The impact of the January 2022 Hunga Tonga-Hunga Ha’apai volcano was recorded by University of Southern California researchers Patrick Lynett, Costas Synolakis and their colleagues. Their research is the first time a team was able to simultaneously collect oceanic, atmospheric and space data from a large underwater volcanic explosion. The U.S. National Science Foundation-supported findings are published in Nature.
“The diversity of generating mechanisms for the intense destruction near the event, and for the more sustained tsunami signal around the globe, illustrates how much more there is to learn about tsunami generation and how difficult a problem prediction is,” says Baris (Mete) Uz, a program director in NSF’s Division of Ocean Sciences.
The underwater explosion boiled the ocean, creating a 300-foot-deep and 5-mile-wide crater.

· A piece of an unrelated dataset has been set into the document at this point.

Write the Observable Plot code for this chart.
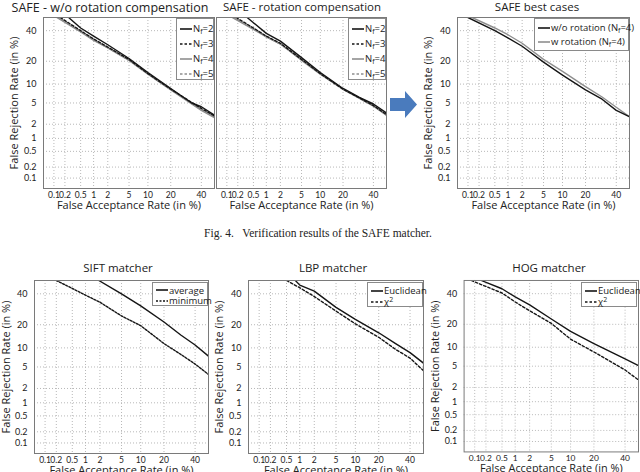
<!DOCTYPE html>
<html><head><meta charset="utf-8">
<script src="https://cdn.jsdelivr.net/npm/d3@7"></script>
<script src="https://cdn.jsdelivr.net/npm/@observablehq/plot@0.6"></script>
<style>
body{margin:0;background:#fff;}
#fig{position:relative;width:640px;height:472px;overflow:hidden;font-family:"Open Sans",sans-serif;color:#222;}
.panel{position:absolute;}
.title{position:absolute;font-size:11.5px;white-space:nowrap;transform:translateX(-50%);line-height:1.25;}
.legend{position:absolute;background:#fff;border:1px solid #8a8a8a;font-size:9.5px;box-sizing:border-box;padding:2px 2px 0 3px;line-height:1;}
.legend .row{display:flex;align-items:center;white-space:nowrap;}
.legend svg{flex:none;margin-right:1px;}
.legend sub{font-size:7px;vertical-align:-2px;line-height:0;}
.legend sup{font-size:7px;vertical-align:3px;line-height:0;}
.caption{position:absolute;left:0;width:636px;text-align:center;top:227px;font-family:"Liberation Serif",serif;font-size:11.5px;color:#222;}
</style>
</head><body>
<div id="fig"></div>
<script>
// ---------- DATA ----------
const detTicks = [0.1, 0.2, 0.5, 1, 2, 5, 10, 20, 40];
const detTickLabels = ["0.1", "0.2", "0.5", "1", "2", "5", "10", "20", "40"];
const detDomainPct = [0.05, 50];
const xAxisLabel = "False Acceptance Rate (in %)";
const yAxisLabel = "False Rejection Rate (in %)";

// SAFE - w/o rotation compensation  ([FAR %, FRR %])
const safeNoRotNf2 = [[0.25,50],[0.5,42],[1,36],[2,30],[5,21.5],[10,14.5],[20,8.6],[33,5.0],[40,4.3],[50,3.0]];
const safeNoRotNf3 = [[0.15,50],[0.5,40],[1,34],[2,28.5],[5,21],[10,14],[20,8.4],[40,4.0],[50,2.9]];
const safeNoRotNf4 = [[0.12,50],[0.5,39],[1,33],[2,28],[5,20.5],[10,13.8],[20,8.2],[40,3.7],[50,2.7]];
const safeNoRotNf5 = [[0.13,50],[0.5,39.5],[1,33.5],[2,28],[5,20.5],[10,14],[20,8.3],[40,3.8],[50,2.8]];

// SAFE - rotation compensation
const safeRotNf2 = [[0.35,50],[0.5,46],[1,38],[2,32.5],[5,22],[10,14.5],[20,8.6],[30,6.2],[40,4.8],[50,3.3]];
const safeRotNf3 = [[0.18,50],[0.5,42],[1,36],[2,31],[5,21],[10,14],[20,8.4],[40,4.5],[50,3.1]];
const safeRotNf4 = [[0.14,50],[0.5,41],[1,35.5],[2,30.5],[5,20.5],[10,13.8],[20,8.3],[40,4.4],[50,3.0]];
const safeRotNf5 = [[0.15,50],[0.5,41.5],[1,35.5],[2,30.5],[5,20.8],[10,14],[20,8.4],[40,4.5],[50,3.0]];

// SAFE best cases
const safeBestNoRot = [[0.1,50],[0.5,40],[1,34.7],[2,29],[5,19.5],[10,13.4],[20,8.2],[30,5.8],[40,3.7],[50,2.8]];
const safeBestRot = [[0.13,50],[0.5,42],[1,37],[2,31],[5,21],[10,15],[20,9.2],[30,6.3],[40,4.2],[50,2.8]];

// SIFT matcher
const siftAverage = [[1.9,50],[5,40],[10,31.5],[20,21.5],[30,15],[40,11],[50,7.5]];
const siftMinimum = [[0.2,50],[0.5,44],[1,39],[2,34],[5,25],[10,19.5],[20,11.5],[30,8],[40,5.6],[50,3.7]];

// LBP matcher
const lbpEuclidean = [[0.8,50],[1,46.5],[2,42],[5,30.5],[10,23],[20,16],[30,11.5],[40,8.5],[50,5.8]];
const lbpChi2 = [[0.5,50],[1,44.5],[2,38],[5,28],[10,20.5],[20,14],[30,9.5],[40,7],[50,4.3]];

// HOG matcher
const hogEuclidean = [[0.15,50],[0.5,43.7],[1,37.6],[2,32],[5,23],[10,16.4],[20,11.3],[40,6.6],[50,5.1]];
const hogChi2 = [[0.08,50],[0.5,40.5],[1,34],[2,28],[5,20.5],[10,13],[20,8.5],[40,4.3],[50,2.8]];

// ---------- helpers ----------
function probit(p){
  const a=[-3.969683028665376e+01,2.209460984245205e+02,-2.759285104469687e+02,1.383577518672690e+02,-3.066479806614716e+01,2.506628277459239e+00];
  const b=[-5.447609879822406e+01,1.615858368580409e+02,-1.556989798598866e+02,6.680131188771972e+01,-1.328068155288572e+01];
  const c=[-7.784894002430293e-03,-3.223964580411365e-01,-2.400758277161838e+00,-2.549732539343734e+00,4.374664141464968e+00,2.938163982698783e+00];
  const d=[7.784695709041462e-03,3.224671290700398e-01,2.445134137142996e+00,3.754408661907416e+00];
  const pl=0.02425, ph=1-pl; let q,r;
  if(p<pl){q=Math.sqrt(-2*Math.log(p));return (((((c[0]*q+c[1])*q+c[2])*q+c[3])*q+c[4])*q+c[5])/((((d[0]*q+d[1])*q+d[2])*q+d[3])*q+1);}
  if(p<=ph){q=p-0.5;r=q*q;return (((((a[0]*r+a[1])*r+a[2])*r+a[3])*r+a[4])*r+a[5])*q/(((((b[0]*r+b[1])*r+b[2])*r+b[3])*r+b[4])*r+1);}
  q=Math.sqrt(-2*Math.log(1-p));return -(((((c[0]*q+c[1])*q+c[2])*q+c[3])*q+c[4])*q+c[5])/((((d[0]*q+d[1])*q+d[2])*q+d[3])*q+1);
}
const pz = v => probit(v/100);
const tickPos = detTicks.map(pz);
const tickFmt = v => { const i = tickPos.findIndex(t => Math.abs(t - v) < 1e-9); return i >= 0 ? detTickLabels[i] : ""; };
const dom = detDomainPct.map(pz);

const BLACK = "#151515", GRAY = "#8e8e8e";
const fig = document.getElementById("fig");

function addPanel(fx, fy, fw, fh, series, showY, yLabelDx = -29){
  const mL = 46, mT = 2, mR = 2, mB = 30;
  const marks = [
    Plot.gridX(tickPos, {stroke:"#b8b8b8", strokeOpacity:1, strokeDasharray:"1,2"}),
    Plot.gridY(tickPos, {stroke:"#b8b8b8", strokeOpacity:1, strokeDasharray:"1,2"}),
    Plot.axisX(tickPos, {tickFormat: tickFmt, tickSize: 0, tickPadding: 3, fontFamily: "Lato, sans-serif", fontSize: 8.5, label: null}),
    Plot.text([xAxisLabel], {text: d => d, frameAnchor: "bottom", dy: 17, fontSize: 11, textAnchor: "middle", lineAnchor: "middle"})
  ];
  if (showY){
    marks.push(Plot.axisY(tickPos, {tickFormat: tickFmt, tickSize: 0, tickPadding: 7, fontFamily: "Lato, sans-serif", fontSize: 9, label: null}));
    marks.push(Plot.text([yAxisLabel], {text: d => d, frameAnchor: "left", dx: yLabelDx, rotate: -90, fontSize: 11, textAnchor: "middle", lineAnchor: "middle"}));
  }
  for (const s of series){
    marks.push(Plot.line(s.data, {x: d => pz(d[0]), y: d => pz(d[1]), stroke: s.stroke, strokeWidth: 1.4, strokeDasharray: s.dash || null, clip: true}));
  }
  marks.push(Plot.frame({stroke:"#7a7a7a"}));
  const svg = Plot.plot({
    width: fw + mL + mR, height: fh + mT + mB,
    marginLeft: mL, marginTop: mT, marginRight: mR, marginBottom: mB,
    style: {fontFamily: "Open Sans, sans-serif", fontSize: "9px", color: "#222", background: "transparent", overflow: "visible"},
    x: {domain: dom, axis: null},
    y: {domain: dom, axis: null},
    marks
  });
  const wrap = document.createElement("div");
  wrap.className = "panel";
  wrap.style.left = (fx - mL) + "px";
  wrap.style.top = (fy - mT) + "px";
  wrap.appendChild(svg);
  fig.appendChild(wrap);
}

function addTitle(text, cx, top, size){
  const t = document.createElement("div");
  t.className = "title"; t.textContent = text;
  t.style.left = cx + "px"; t.style.top = top + "px";
  if (size) t.style.fontSize = size + "px";
  fig.appendChild(t);
}

function addLegend(x, y, w, h, entries, rowH){
  const L = document.createElement("div");
  L.className = "legend";
  L.style.left = x + "px"; L.style.top = y + "px"; L.style.width = w + "px"; L.style.height = h + "px";
  for (const e of entries){
    const row = document.createElement("div");
    row.className = "row"; row.style.height = rowH + "px";
    row.innerHTML = `<svg width="12" height="6"><line x1="0" y1="3" x2="12" y2="3" stroke="${e.stroke}" stroke-width="1.6" ${e.dash ? `stroke-dasharray="${e.dash}"` : ""}/></svg><span>${e.label}</span>`;
    L.appendChild(row);
  }
  fig.appendChild(L);
}

// ---------- top row ----------
const nfSeries = (d2, d3, d4, d5) => [
  {data: d4, stroke: GRAY}, {data: d5, stroke: GRAY, dash: "2.5,2"},
  {data: d3, stroke: BLACK, dash: "2.5,2"}, {data: d2, stroke: BLACK}
];
const nfLegend = [
  {label: "N<sub>f</sub>=2", stroke: BLACK}, {label: "N<sub>f</sub>=3", stroke: BLACK, dash: "2.5,2"},
  {label: "N<sub>f</sub>=4", stroke: GRAY}, {label: "N<sub>f</sub>=5", stroke: GRAY, dash: "2.5,2"}
];

addPanel(43, 17, 171, 171, nfSeries(safeNoRotNf2, safeNoRotNf3, safeNoRotNf4, safeNoRotNf5), true);
addPanel(216, 17, 170, 171, nfSeries(safeRotNf2, safeRotNf3, safeRotNf4, safeRotNf5), false);
addPanel(457, 17, 172, 171, [{data: safeBestRot, stroke: GRAY}, {data: safeBestNoRot, stroke: BLACK}], true);

addTitle("SAFE - w/o rotation compensation", 110, 0, 12.5);
addTitle("SAFE - rotation compensation", 302, 0);
addTitle("SAFE best cases", 537, 0);

addLegend(176, 18, 38, 62, nfLegend, 15);
addLegend(348, 18, 38, 62, nfLegend, 15);
addLegend(534, 18, 95, 33, [
  {label: "w/o rotation (N<sub>f</sub>=4)", stroke: BLACK},
  {label: "w rotation (N<sub>f</sub>=4)", stroke: GRAY}
], 14);

// arrow
const arrow = document.createElement("div");
arrow.className = "panel";
arrow.style.left = "388px"; arrow.style.top = "90px";
arrow.innerHTML = '<svg width="32" height="30"><path d="M2,8 H17 V1 L29,14.5 L17,28 V21 H2 Z" fill="#4a7bbd"/></svg>';
fig.appendChild(arrow);

// caption
const cap = document.createElement("div");
cap.className = "caption";
cap.innerHTML = "Fig. 4.&nbsp;&nbsp; Verification results of the SAFE matcher.";
fig.appendChild(cap);

// ---------- bottom row ----------
addPanel(34, 280, 174, 173, [{data: siftAverage, stroke: BLACK}, {data: siftMinimum, stroke: BLACK, dash: "2,1.5"}], true, -28);
addPanel(248, 280, 175, 173, [{data: lbpEuclidean, stroke: BLACK}, {data: lbpChi2, stroke: BLACK, dash: "2.5,2"}], true);
addPanel(464, 280, 176, 173, [{data: hogEuclidean, stroke: BLACK}, {data: hogChi2, stroke: BLACK, dash: "2.5,2"}], true);

addTitle("SIFT matcher", 118, 261);
addTitle("LBP matcher", 333, 261);
addTitle("HOG matcher", 549, 261);

addLegend(152, 282, 56, 24, [{label: "average", stroke: BLACK}, {label: "minimum", stroke: BLACK, dash: "2,1.5"}], 10.5);
addLegend(367, 282, 56, 25, [{label: "Euclidean", stroke: BLACK}, {label: "χ<sup>2</sup>", stroke: BLACK, dash: "2.5,2"}], 11);
addLegend(581, 282, 56, 25, [{label: "Euclidean", stroke: BLACK}, {label: "χ<sup>2</sup>", stroke: BLACK, dash: "2.5,2"}], 11);
</script>
</body></html>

The resulting tsunami sped away from the volcano toward Tonga, moving at 250 miles per hour. Lynett puts the explosion in perspective: People on Tonga, 50 miles away, could feel their ears pop from the pressure change generated by the explosion. The tsunami reached Tonga in 10 minutes and flooded land to an elevation of 60 feet, devastating resort communities.
The impact of the explosion and the tsunami it generated were not limited to Tonga and the southern Pacific Ocean. Lynett says the eruption generated a global tsunami, reaching California and the Mediterranean Sea.
Such a global tsunami was not generated directly by the explosion, but by a pressure pulse from the eruption that traveled in the atmosphere — the same pressure pulse that caused locals’ ears to pop. This pressure pulse was remarkably stable, the scientists say, was recorded on weather stations throughout the world, and traversed the globe multiple times.
As it traveled over the ocean, the pulse pushed the ocean surface with it, continually creating tsunamis throughout the world. In California, as well as Hawaii and South America, the tsunami was similar in size to one from the Japan earthquake of 2011.